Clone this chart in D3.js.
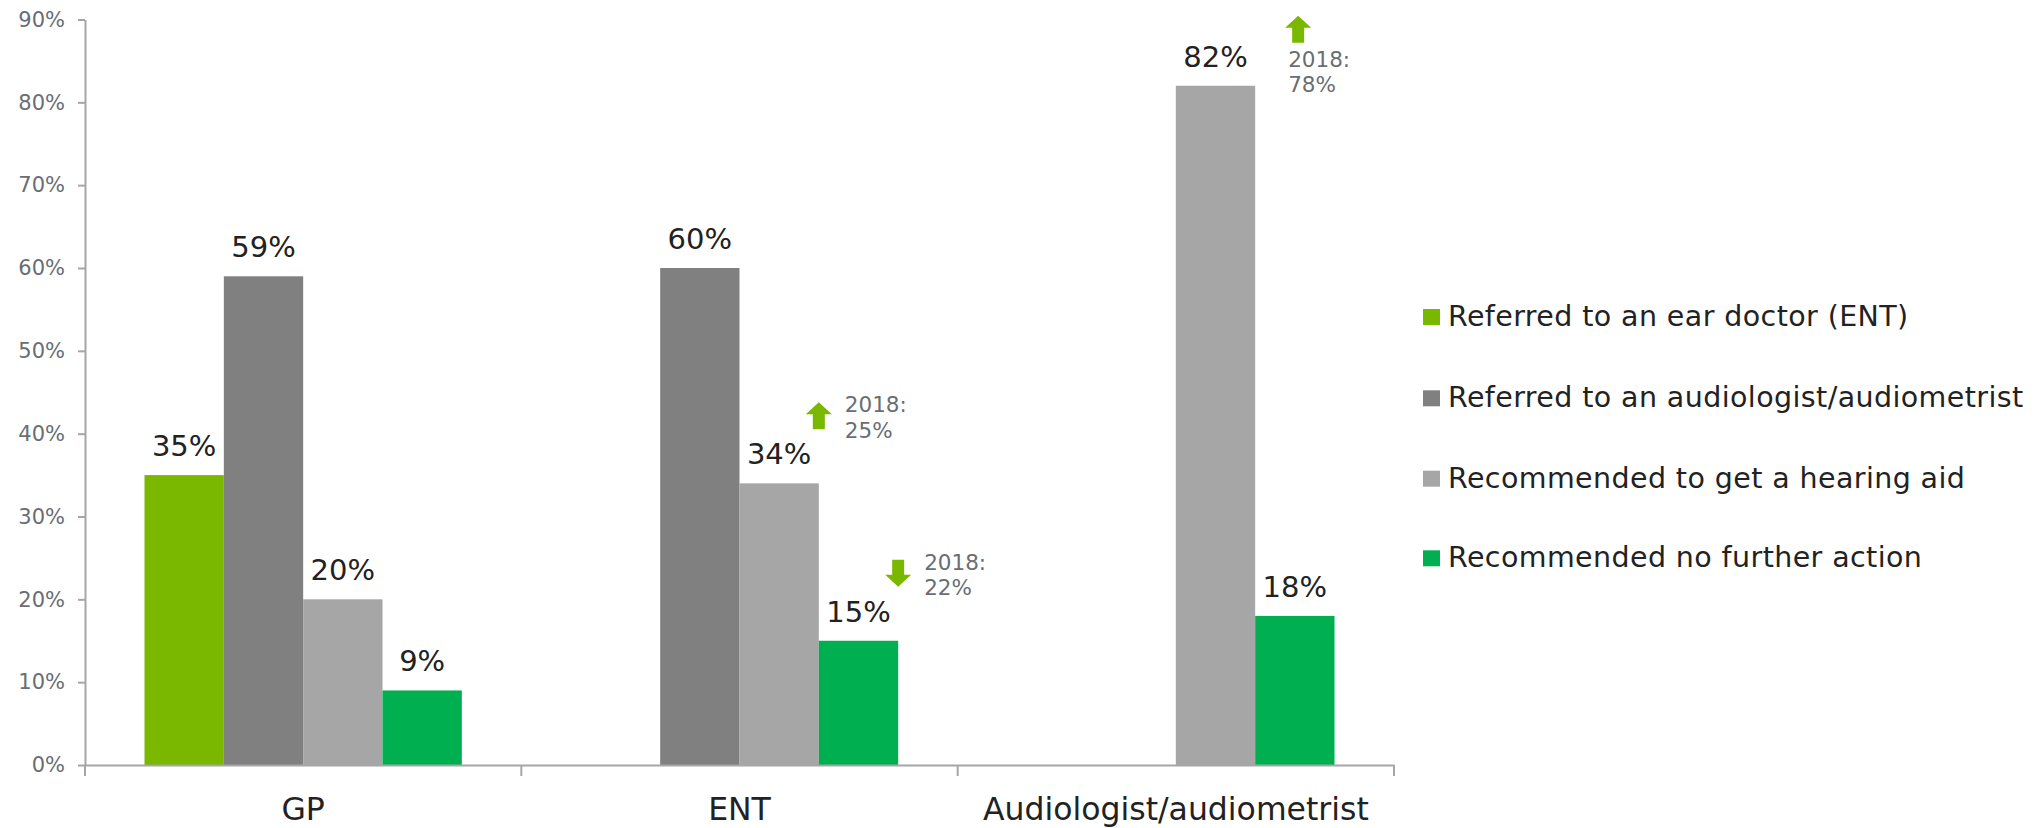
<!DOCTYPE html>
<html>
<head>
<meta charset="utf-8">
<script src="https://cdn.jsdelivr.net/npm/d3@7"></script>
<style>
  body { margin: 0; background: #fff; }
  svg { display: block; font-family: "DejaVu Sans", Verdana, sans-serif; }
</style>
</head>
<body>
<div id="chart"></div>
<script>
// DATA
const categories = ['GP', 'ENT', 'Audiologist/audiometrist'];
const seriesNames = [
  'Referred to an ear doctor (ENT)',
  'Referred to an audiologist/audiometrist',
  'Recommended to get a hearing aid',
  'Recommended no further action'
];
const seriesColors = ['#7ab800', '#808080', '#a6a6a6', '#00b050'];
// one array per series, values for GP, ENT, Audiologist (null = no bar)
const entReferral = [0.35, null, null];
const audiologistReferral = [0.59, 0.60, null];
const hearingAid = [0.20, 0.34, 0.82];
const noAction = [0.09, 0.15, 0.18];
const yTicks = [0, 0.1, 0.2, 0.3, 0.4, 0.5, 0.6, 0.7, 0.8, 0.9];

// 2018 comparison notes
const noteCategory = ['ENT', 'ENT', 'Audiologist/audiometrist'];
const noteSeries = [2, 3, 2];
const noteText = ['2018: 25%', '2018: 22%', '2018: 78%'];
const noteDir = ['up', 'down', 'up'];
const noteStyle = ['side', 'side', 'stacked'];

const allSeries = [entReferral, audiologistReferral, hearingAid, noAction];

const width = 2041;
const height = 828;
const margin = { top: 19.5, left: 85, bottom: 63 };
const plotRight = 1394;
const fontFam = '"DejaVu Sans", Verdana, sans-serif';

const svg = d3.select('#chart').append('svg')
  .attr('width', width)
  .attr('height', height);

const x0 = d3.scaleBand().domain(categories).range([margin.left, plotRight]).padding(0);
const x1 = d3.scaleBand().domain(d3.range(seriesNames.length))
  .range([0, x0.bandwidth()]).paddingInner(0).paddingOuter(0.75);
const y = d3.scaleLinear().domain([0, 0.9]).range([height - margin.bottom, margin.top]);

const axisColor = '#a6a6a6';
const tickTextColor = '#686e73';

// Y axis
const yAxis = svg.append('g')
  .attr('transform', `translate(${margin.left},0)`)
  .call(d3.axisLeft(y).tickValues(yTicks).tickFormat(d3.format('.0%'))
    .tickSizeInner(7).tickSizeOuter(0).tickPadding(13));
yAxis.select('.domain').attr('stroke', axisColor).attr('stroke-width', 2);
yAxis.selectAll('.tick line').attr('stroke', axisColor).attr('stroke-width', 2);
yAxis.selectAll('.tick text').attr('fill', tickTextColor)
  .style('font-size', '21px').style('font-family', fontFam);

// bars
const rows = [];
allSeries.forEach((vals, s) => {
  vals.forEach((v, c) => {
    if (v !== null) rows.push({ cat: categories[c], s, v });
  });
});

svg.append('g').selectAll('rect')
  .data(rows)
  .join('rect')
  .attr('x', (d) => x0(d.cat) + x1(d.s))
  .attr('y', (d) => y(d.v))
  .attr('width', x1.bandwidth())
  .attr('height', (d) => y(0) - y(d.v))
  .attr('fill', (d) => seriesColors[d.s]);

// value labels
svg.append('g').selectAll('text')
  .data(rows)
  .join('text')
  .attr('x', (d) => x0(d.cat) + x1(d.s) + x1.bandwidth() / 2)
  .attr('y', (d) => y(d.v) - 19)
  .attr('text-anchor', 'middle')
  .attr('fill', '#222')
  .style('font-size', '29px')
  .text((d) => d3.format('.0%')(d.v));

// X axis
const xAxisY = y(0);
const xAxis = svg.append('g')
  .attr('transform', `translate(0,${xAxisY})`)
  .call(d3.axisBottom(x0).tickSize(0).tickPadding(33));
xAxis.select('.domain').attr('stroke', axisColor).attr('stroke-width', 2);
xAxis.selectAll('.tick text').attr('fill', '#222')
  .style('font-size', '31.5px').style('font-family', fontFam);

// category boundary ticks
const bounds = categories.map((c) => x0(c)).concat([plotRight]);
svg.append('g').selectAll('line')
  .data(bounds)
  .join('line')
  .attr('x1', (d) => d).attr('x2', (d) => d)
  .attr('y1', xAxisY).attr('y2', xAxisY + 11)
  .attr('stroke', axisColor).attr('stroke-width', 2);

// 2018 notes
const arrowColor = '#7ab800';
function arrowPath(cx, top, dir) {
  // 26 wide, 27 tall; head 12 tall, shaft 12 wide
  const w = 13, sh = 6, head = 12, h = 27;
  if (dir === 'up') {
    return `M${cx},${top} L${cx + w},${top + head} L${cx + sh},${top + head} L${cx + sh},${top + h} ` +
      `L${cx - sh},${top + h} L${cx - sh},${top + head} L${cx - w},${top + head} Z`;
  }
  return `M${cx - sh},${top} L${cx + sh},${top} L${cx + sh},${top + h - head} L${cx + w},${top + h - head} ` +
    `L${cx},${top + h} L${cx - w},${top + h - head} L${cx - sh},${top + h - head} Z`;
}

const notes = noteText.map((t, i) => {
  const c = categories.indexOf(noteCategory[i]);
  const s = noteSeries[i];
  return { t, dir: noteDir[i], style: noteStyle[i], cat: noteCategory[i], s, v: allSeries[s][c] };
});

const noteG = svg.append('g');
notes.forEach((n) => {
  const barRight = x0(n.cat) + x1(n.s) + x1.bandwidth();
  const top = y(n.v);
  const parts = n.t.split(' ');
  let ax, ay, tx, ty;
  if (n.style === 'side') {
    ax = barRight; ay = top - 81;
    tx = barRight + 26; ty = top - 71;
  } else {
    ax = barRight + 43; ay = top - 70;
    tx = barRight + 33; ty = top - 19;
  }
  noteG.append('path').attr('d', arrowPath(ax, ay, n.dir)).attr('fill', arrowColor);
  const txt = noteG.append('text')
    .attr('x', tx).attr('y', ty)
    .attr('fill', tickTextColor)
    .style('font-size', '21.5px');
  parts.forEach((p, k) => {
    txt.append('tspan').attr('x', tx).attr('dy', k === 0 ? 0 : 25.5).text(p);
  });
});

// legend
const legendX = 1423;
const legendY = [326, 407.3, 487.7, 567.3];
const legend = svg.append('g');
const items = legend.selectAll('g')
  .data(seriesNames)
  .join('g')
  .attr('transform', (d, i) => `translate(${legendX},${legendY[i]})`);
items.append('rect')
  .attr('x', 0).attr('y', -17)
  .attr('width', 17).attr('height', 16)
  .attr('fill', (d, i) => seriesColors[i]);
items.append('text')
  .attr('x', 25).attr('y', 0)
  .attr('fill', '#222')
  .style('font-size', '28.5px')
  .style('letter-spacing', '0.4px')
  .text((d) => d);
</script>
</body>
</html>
══════════
Exactly as written, return every line of the listing, but not the pictures.

Clone this chart in D3.js.
<!DOCTYPE html>
<html>
<head>
<meta charset="utf-8">
<script src="https://cdn.jsdelivr.net/npm/d3@7"></script>
<style>
  body { margin: 0; background: #fff; }
  svg { display: block; font-family: "DejaVu Sans", Verdana, sans-serif; }
</style>
</head>
<body>
<div id="chart"></div>
<script>
// DATA
const categories = ['GP', 'ENT', 'Audiologist/audiometrist'];
const seriesNames = [
  'Referred to an ear doctor (ENT)',
  'Referred to an audiologist/audiometrist',
  'Recommended to get a hearing aid',
  'Recommended no further action'
];
const seriesColors = ['#7ab800', '#808080', '#a6a6a6', '#00b050'];
// one array per series, values for GP, ENT, Audiologist (null = no bar)
const entReferral = [0.35, null, null];
const audiologistReferral = [0.59, 0.60, null];
const hearingAid = [0.20, 0.34, 0.82];
const noAction = [0.09, 0.15, 0.18];
const yTicks = [0, 0.1, 0.2, 0.3, 0.4, 0.5, 0.6, 0.7, 0.8, 0.9];

// 2018 comparison notes
const noteCategory = ['ENT', 'ENT', 'Audiologist/audiometrist'];
const noteSeries = [2, 3, 2];
const noteText = ['2018: 25%', '2018: 22%', '2018: 78%'];
const noteDir = ['up', 'down', 'up'];
const noteStyle = ['side', 'side', 'stacked'];

const allSeries = [entReferral, audiologistReferral, hearingAid, noAction];

const width = 2041;
const height = 828;
const margin = { top: 19.5, left: 85, bottom: 63 };
const plotRight = 1394;
const fontFam = '"DejaVu Sans", Verdana, sans-serif';

const svg = d3.select('#chart').append('svg')
  .attr('width', width)
  .attr('height', height);

const x0 = d3.scaleBand().domain(categories).range([margin.left, plotRight]).padding(0);
const x1 = d3.scaleBand().domain(d3.range(seriesNames.length))
  .range([0, x0.bandwidth()]).paddingInner(0).paddingOuter(0.75);
const y = d3.scaleLinear().domain([0, 0.9]).range([height - margin.bottom, margin.top]);

const axisColor = '#a6a6a6';
const tickTextColor = '#686e73';

// Y axis
const yAxis = svg.append('g')
  .attr('transform', `translate(${margin.left},0)`)
  .call(d3.axisLeft(y).tickValues(yTicks).tickFormat(d3.format('.0%'))
    .tickSizeInner(7).tickSizeOuter(0).tickPadding(13));
yAxis.select('.domain').attr('stroke', axisColor).attr('stroke-width', 2);
yAxis.selectAll('.tick line').attr('stroke', axisColor).attr('stroke-width', 2);
yAxis.selectAll('.tick text').attr('fill', tickTextColor)
  .style('font-size', '21px').style('font-family', fontFam);

// bars
const rows = [];
allSeries.forEach((vals, s) => {
  vals.forEach((v, c) => {
    if (v !== null) rows.push({ cat: categories[c], s, v });
  });
});

svg.append('g').selectAll('rect')
  .data(rows)
  .join('rect')
  .attr('x', (d) => x0(d.cat) + x1(d.s))
  .attr('y', (d) => y(d.v))
  .attr('width', x1.bandwidth())
  .attr('height', (d) => y(0) - y(d.v))
  .attr('fill', (d) => seriesColors[d.s]);

// value labels
svg.append('g').selectAll('text')
  .data(rows)
  .join('text')
  .attr('x', (d) => x0(d.cat) + x1(d.s) + x1.bandwidth() / 2)
  .attr('y', (d) => y(d.v) - 19)
  .attr('text-anchor', 'middle')
  .attr('fill', '#222')
  .style('font-size', '29px')
  .text((d) => d3.format('.0%')(d.v));

// X axis
const xAxisY = y(0);
const xAxis = svg.append('g')
  .attr('transform', `translate(0,${xAxisY})`)
  .call(d3.axisBottom(x0).tickSize(0).tickPadding(33));
xAxis.select('.domain').attr('stroke', axisColor).attr('stroke-width', 2);
xAxis.selectAll('.tick text').attr('fill', '#222')
  .style('font-size', '31.5px').style('font-family', fontFam);

// category boundary ticks
const bounds = categories.map((c) => x0(c)).concat([plotRight]);
svg.append('g').selectAll('line')
  .data(bounds)
  .join('line')
  .attr('x1', (d) => d).attr('x2', (d) => d)
  .attr('y1', xAxisY).attr('y2', xAxisY + 11)
  .attr('stroke', axisColor).attr('stroke-width', 2);

// 2018 notes
const arrowColor = '#7ab800';
function arrowPath(cx, top, dir) {
  // 26 wide, 27 tall; head 12 tall, shaft 12 wide
  const w = 13, sh = 6, head = 12, h = 27;
  if (dir === 'up') {
    return `M${cx},${top} L${cx + w},${top + head} L${cx + sh},${top + head} L${cx + sh},${top + h} ` +
      `L${cx - sh},${top + h} L${cx - sh},${top + head} L${cx - w},${top + head} Z`;
  }
  return `M${cx - sh},${top} L${cx + sh},${top} L${cx + sh},${top + h - head} L${cx + w},${top + h - head} ` +
    `L${cx},${top + h} L${cx - w},${top + h - head} L${cx - sh},${top + h - head} Z`;
}

const notes = noteText.map((t, i) => {
  const c = categories.indexOf(noteCategory[i]);
  const s = noteSeries[i];
  return { t, dir: noteDir[i], style: noteStyle[i], cat: noteCategory[i], s, v: allSeries[s][c] };
});

const noteG = svg.append('g');
notes.forEach((n) => {
  const barRight = x0(n.cat) + x1(n.s) + x1.bandwidth();
  const top = y(n.v);
  const parts = n.t.split(' ');
  let ax, ay, tx, ty;
  if (n.style === 'side') {
    ax = barRight; ay = top - 81;
    tx = barRight + 26; ty = top - 71;
  } else {
    ax = barRight + 43; ay = top - 70;
    tx = barRight + 33; ty = top - 19;
  }
  noteG.append('path').attr('d', arrowPath(ax, ay, n.dir)).attr('fill', arrowColor);
  const txt = noteG.append('text')
    .attr('x', tx).attr('y', ty)
    .attr('fill', tickTextColor)
    .style('font-size', '21.5px');
  parts.forEach((p, k) => {
    txt.append('tspan').attr('x', tx).attr('dy', k === 0 ? 0 : 25.5).text(p);
  });
});

// legend
const legendX = 1423;
const legendY = [326, 407.3, 487.7, 567.3];
const legend = svg.append('g');
const items = legend.selectAll('g')
  .data(seriesNames)
  .join('g')
  .attr('transform', (d, i) => `translate(${legendX},${legendY[i]})`);
items.append('rect')
  .attr('x', 0).attr('y', -17)
  .attr('width', 17).attr('height', 16)
  .attr('fill', (d, i) => seriesColors[i]);
items.append('text')
  .attr('x', 25).attr('y', 0)
  .attr('fill', '#222')
  .style('font-size', '28.5px')
  .style('letter-spacing', '0.4px')
  .text((d) => d);
</script>
</body>
</html>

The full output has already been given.